• _Given exercise_:
Start at the top of the records and, please, print each line exactly through the line that contains "1.352, 1.253, 1.155]", leaving out all pictures.

• _Material shown_:
----------

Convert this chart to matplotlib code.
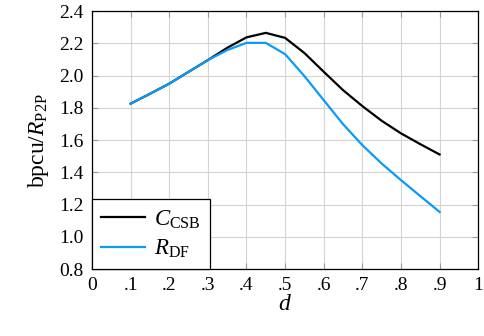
import matplotlib
matplotlib.use("Agg")
import matplotlib.pyplot as plt

# data
d = [0.1, 0.15, 0.2, 0.25, 0.3, 0.35, 0.4, 0.45, 0.5, 0.55, 0.6, 0.65, 0.7, 0.75, 0.8, 0.85, 0.9]
c_csb = [1.826, 1.887, 1.95, 2.023, 2.096, 2.172, 2.237, 2.265, 2.234, 2.14, 2.024, 1.91, 1.811, 1.72, 1.642, 1.575, 1.511]
r_df = [1.826, 1.887, 1.95, 2.023, 2.096, 2.158, 2.203, 2.203, 2.133, 1.997, 1.848, 1.699, 1.569, 1.455, 1.352, 1.253, 1.155]

x_ticks = [0, 0.1, 0.2, 0.3, 0.4, 0.5, 0.6, 0.7, 0.8, 0.9, 1.0]
x_labels = ["0", ".1", ".2", ".3", ".4", ".5", ".6", ".7", ".8", ".9", "1"]
y_ticks = [0.8, 1.0, 1.2, 1.4, 1.6, 1.8, 2.0, 2.2, 2.4]

plt.rcParams['font.family'] = ['Liberation Serif', 'DejaVu Serif']
plt.rcParams['mathtext.fontset'] = 'custom'
plt.rcParams['mathtext.rm'] = 'Liberation Serif'
plt.rcParams['mathtext.it'] = 'Liberation Serif:italic'

fig = plt.figure(figsize=(4.84, 3.36), dpi=100)
ax = fig.add_axes([0.190, 0.199, 0.798, 0.768])

ax.plot(d, c_csb, color='black', lw=1.6, label=r'$C_{\mathrm{CSB}}$')
ax.plot(d, r_df, color='#0a9bf7', lw=1.6, label=r'$R_{\mathrm{DF}}$')

ax.set_xlim(0, 1)
ax.set_ylim(0.8, 2.4)
ax.set_xticks(x_ticks)
ax.set_xticklabels(x_labels)
ax.set_yticks(y_ticks)
ax.set_yticklabels([f"{v:.1f}" for v in y_ticks])
ax.grid(True, color='#d4d4d4', lw=0.8)
ax.set_axisbelow(True)
ax.tick_params(direction='in', length=4, width=0.8, color='#999999',
               top=True, right=True, labelsize=14, pad=6)
for s in ax.spines.values():
    s.set_linewidth(0.9)

ax.set_xlabel(r'$d$', fontsize=17, labelpad=0)
ax.set_ylabel(r'bpcu/$R_{\mathrm{P2P}}$', fontsize=17, labelpad=6)

leg = ax.legend(loc='lower left', borderaxespad=0, fontsize=16.5, fancybox=False,
                framealpha=1, edgecolor='black', handlelength=1.9,
                handletextpad=0.4, borderpad=0.4, labelspacing=0.3)
leg.get_frame().set_linewidth(0.9)

fig.savefig('out.png', dpi=100)
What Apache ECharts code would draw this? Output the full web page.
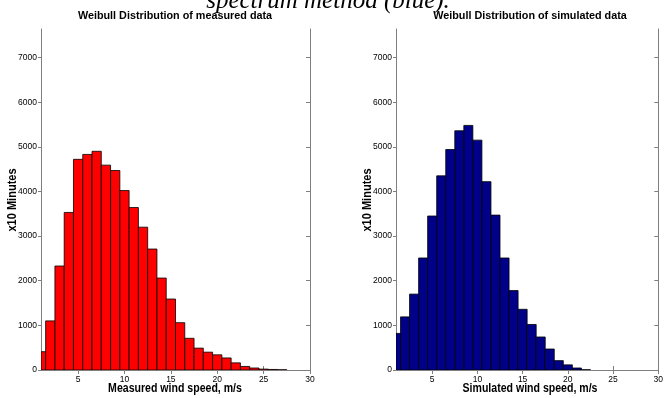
<!DOCTYPE html>
<html>
<head>
<meta charset="utf-8">
<script src="https://cdn.jsdelivr.net/npm/echarts@6/dist/echarts.min.js"></script>
<style>
  html, body { margin: 0; padding: 0; background: #fff; }
  #main { width: 666px; height: 398px; }
</style>
</head>
<body>
<div id="main"></div>
<script>
// bin centres (m/s), one bin per 1 m/s
var binCenters = [1, 2, 3, 4, 5, 6, 7, 8, 9, 10, 11, 12, 13, 14, 15, 16, 17, 18, 19, 20, 21, 22, 23, 24, 25, 26, 27, 28, 29, 30];
// counts (x10 minutes)
var measuredCounts = [410, 1100, 2330, 3530, 4720, 4830, 4900, 4590, 4470, 4020, 3640, 3200, 2710, 2060, 1590, 1060, 710, 490, 400, 340, 270, 160, 80, 45, 20, 12, 5, 0, 0, 0];
var simulatedCounts = [820, 1190, 1700, 2510, 3450, 4350, 4940, 5360, 5480, 5150, 4220, 3470, 2510, 1780, 1360, 1020, 740, 470, 210, 115, 45, 6, 0, 0, 0, 0, 0, 0, 0, 0];
var xTicks = [5, 10, 15, 20, 25, 30];
var yTicks = [0, 1000, 2000, 3000, 4000, 5000, 6000, 7000];

var chart = echarts.init(document.getElementById('main'), null, {renderer: 'canvas'});

var axisGray = '#7f7f7f';
var sans = 'Liberation Sans, Arial, Helvetica, sans-serif';
var tickFont = {fontFamily: sans, fontSize: 8.5, color: '#000'};

function pairs(counts) {
  var out = [];
  binCenters.forEach(function (c, i) {
    if (counts[i] > 0) out.push([c, counts[i]]);
  });
  return out;
}

function barRenderer(color) {
  return function (params, api) {
    var x = api.value(0), y = api.value(1);
    var p0 = api.coord([x - 0.5, y]);
    var p1 = api.coord([x + 0.5, 0]);
    var cs = params.coordSys;
    var rect = echarts.graphic.clipRectByRect(
      {x: p0[0], y: p0[1], width: p1[0] - p0[0], height: p1[1] - p0[1]},
      {x: cs.x, y: cs.y, width: cs.width, height: cs.height}
    );
    if (!rect) return;
    return {
      type: 'rect',
      shape: rect,
      style: {fill: color, stroke: '#000', lineWidth: 0.8}
    };
  };
}

function xAxes(gridIndex) {
  return [
    { // bottom
      type: 'value', gridIndex: gridIndex, position: 'bottom', min: 1, max: 30,
      axisLine: {show: true, lineStyle: {color: axisGray, width: 1}},
      axisTick: {show: true, inside: true, length: 4, customValues: xTicks, lineStyle: {color: axisGray}},
      axisLabel: {show: true, customValues: xTicks, margin: 5, fontFamily: tickFont.fontFamily, fontSize: tickFont.fontSize, color: tickFont.color,
        formatter: function (v) { return String(v); }},
      splitLine: {show: false}
    },
    { // top
      type: 'value', gridIndex: gridIndex, position: 'top', min: 1, max: 30,
      axisLine: {show: true, lineStyle: {color: axisGray, width: 1}},
      axisTick: {show: true, inside: true, length: 4, customValues: xTicks, lineStyle: {color: axisGray}},
      axisLabel: {show: false},
      splitLine: {show: false}
    }
  ];
}

function yAxes(gridIndex) {
  return [
    { // left
      type: 'value', gridIndex: gridIndex, position: 'left', min: 0, max: 7640,
      axisLine: {show: true, lineStyle: {color: axisGray, width: 1}},
      axisTick: {show: true, inside: false, length: 3, customValues: yTicks, lineStyle: {color: axisGray}},
      axisLabel: {show: true, customValues: yTicks, margin: 4, fontFamily: tickFont.fontFamily, fontSize: tickFont.fontSize, color: tickFont.color,
        formatter: function (v) { return String(v); }},
      splitLine: {show: false}
    },
    { // right
      type: 'value', gridIndex: gridIndex, position: 'right', min: 0, max: 7640,
      axisLine: {show: true, lineStyle: {color: axisGray, width: 1}},
      axisTick: {show: true, inside: true, length: 4, customValues: yTicks, lineStyle: {color: axisGray}},
      axisLabel: {show: false},
      splitLine: {show: false}
    }
  ];
}

function boldText(str, x, y, size, sx, rot) {
  return {
    type: 'text', x: x, y: y, rotation: rot || 0, scaleX: sx,
    style: {text: str, fontFamily: sans, fontWeight: 'bold', fontSize: size, fill: '#000', textAlign: 'center', textVerticalAlign: 'middle'}
  };
}

var option = {
  animation: false,
  backgroundColor: '#fff',
  grid: [
    {left: 41, top: 29, width: 269, height: 341},
    {left: 396, top: 29, width: 268, height: 341}
  ],
  xAxis: xAxes(0).concat(xAxes(1)),
  yAxis: yAxes(0).concat(yAxes(1)),
  graphic: [
    // caption of the figure above, cut off by the crop
    {type: 'text', x: 328, y: 1, style: {text: 'spectrum method (blue).', fontFamily: 'Liberation Serif, Times New Roman, serif', fontStyle: 'italic', fontSize: 25, fill: '#000', textAlign: 'center', textVerticalAlign: 'middle'}},
    boldText('Weibull Distribution of measured data', 175, 16, 10.8, 1),
    boldText('Weibull Distribution of simulated data', 530, 16, 10.8, 1),
    boldText('Measured wind speed, m/s', 175, 389, 12, 0.88),
    boldText('Simulated wind speed, m/s', 530, 389, 12, 0.88),
    boldText('x10 Minutes', 13, 200, 12, 0.92, Math.PI / 2),
    boldText('x10 Minutes', 368, 200, 12, 0.92, Math.PI / 2)
  ],
  series: [
    {
      type: 'custom', name: 'measured', xAxisIndex: 0, yAxisIndex: 0,
      renderItem: barRenderer('#ff0000'), data: pairs(measuredCounts), clip: true
    },
    {
      type: 'custom', name: 'simulated', xAxisIndex: 2, yAxisIndex: 2,
      renderItem: barRenderer('#000088'), data: pairs(simulatedCounts), clip: true
    }
  ]
};

chart.setOption(option);
</script>
</body>
</html>
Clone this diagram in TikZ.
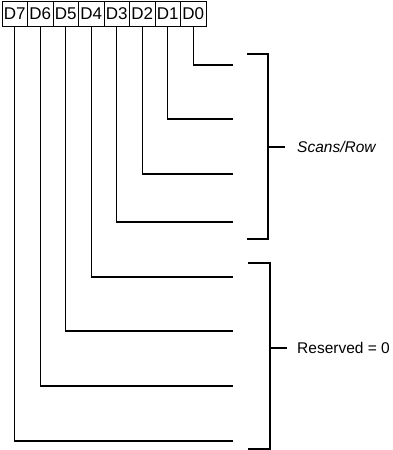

----------

• _Output for this task_:
Convert this chart to matplotlib code.
import matplotlib
matplotlib.use("Agg")
import matplotlib.pyplot as plt

# data
d = [0.1, 0.15, 0.2, 0.25, 0.3, 0.35, 0.4, 0.45, 0.5, 0.55, 0.6, 0.65, 0.7, 0.75, 0.8, 0.85, 0.9]
c_csb = [1.826, 1.887, 1.95, 2.023, 2.096, 2.172, 2.237, 2.265, 2.234, 2.14, 2.024, 1.91, 1.811, 1.72, 1.642, 1.575, 1.511]
r_df = [1.826, 1.887, 1.95, 2.023, 2.096, 2.158, 2.203, 2.203, 2.133, 1.997, 1.848, 1.699, 1.569, 1.455, 1.352, 1.253, 1.155]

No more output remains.